9. Ezra Fitz — Pretty Little Liars
Nothing is more attractive than a manipulative stalker of a teenage girl, ammirite ladies? There are a lot of problems with Ezra Fitz, and they aren't only limited to him having sex with a student and continuing to date her after discovering he's her English teacher. One of the major issues with Ezra is how long he keeps his biggest secret from Aria. Yes, Aria is also at fault, but Ezra basically creates a reality that lures Aria and her friends into his life so he can write a tell-all book about one of them. That's why he starts dating Aria. After she discovers this massive lie, Aria's reaction says it all. She doesn't know what to believe. She begins questioning everything from the first day she met Ezra to now and even loses control.
He presents himself as this caring, moral man with values (save for him dating a student) who Aria can lean on and confess everything to. He makes her feel safe in order to get what he wants out of the relationship. They both have many ups and downs, including breakups, but Aria runs right back into his arms, because he's her first great love. She compares everyone else to him. She can't escape his cunning ways, which he has her believing are romantic.
10. Damon Salvatore — The Vampire Diaries
Damon is TVD's tragic and dark hero, who fans absolutely adore. However, he really isn't all that wonderful. He literally messes with women's minds by compelling (mind control, vampire style) them into believing untruths and so he can control their actions. How can anyone forget his relationship with supporting character Caroline at the beginning of the series? He uses her for his own gain, pretty much like how he uses everyone throughout the show's seven seasons. As soon as he meets the series' protagonist Elena, aka his so-called great love, he compels her to forget him. His first interaction with her involves him changing her understanding of her world and they still end up together.

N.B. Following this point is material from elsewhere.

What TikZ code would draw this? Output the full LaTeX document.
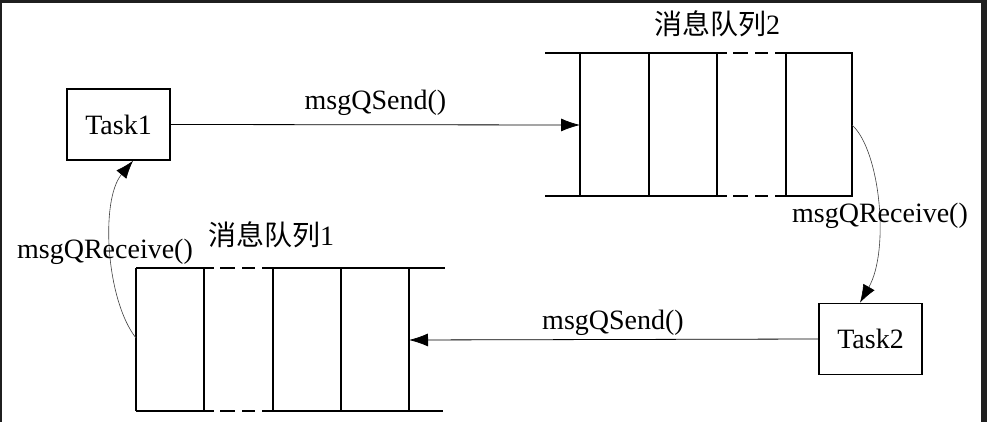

Throughout the series, there are multiple times when Elena questions if she should even be with Damon. It's a constant back and forth for her. After she turns into a vampire, she remembers everything Damon compelled her to forget. She then has to work through all of these memories she didn't even knew she had. It's almost like she has to reestablish her life — and not just because she's now a vampire, but thanks to Damon literally controlling her thoughts.
11. Mark — Love Actually
Oh, Mark, you are creepy. He is secretly in love with his best friend's wife, Juliet, who he treats like crap in order to convince everyone around them that he actually hates her. Mark also kinds of stalks her, like when he films her wedding video and edits it down to footage of her zoomed-in face. Despite Mark acting like a complete jerk, he somehow convinces Juliet to feel bad for the messed up situation he created.
Then, when he shows up to her doorstep with those infamous cue cards, Mark gets Juliet to feel so sorry for him that she ends up kissing him. Even though Mark is completely at fault, Juliet starts to question her own treatment of Mark and wonders what she has done wrong.
These are only a few of the times a romantic hero has gaslighted his love interest. Yes, most romantic comedies are unrealistic and they're easy to watch because they make a great escape from reality, but this genre needs to stop having leading men putting forth the idea that the only way to fall in love is by convincing a woman through lying and manipulation.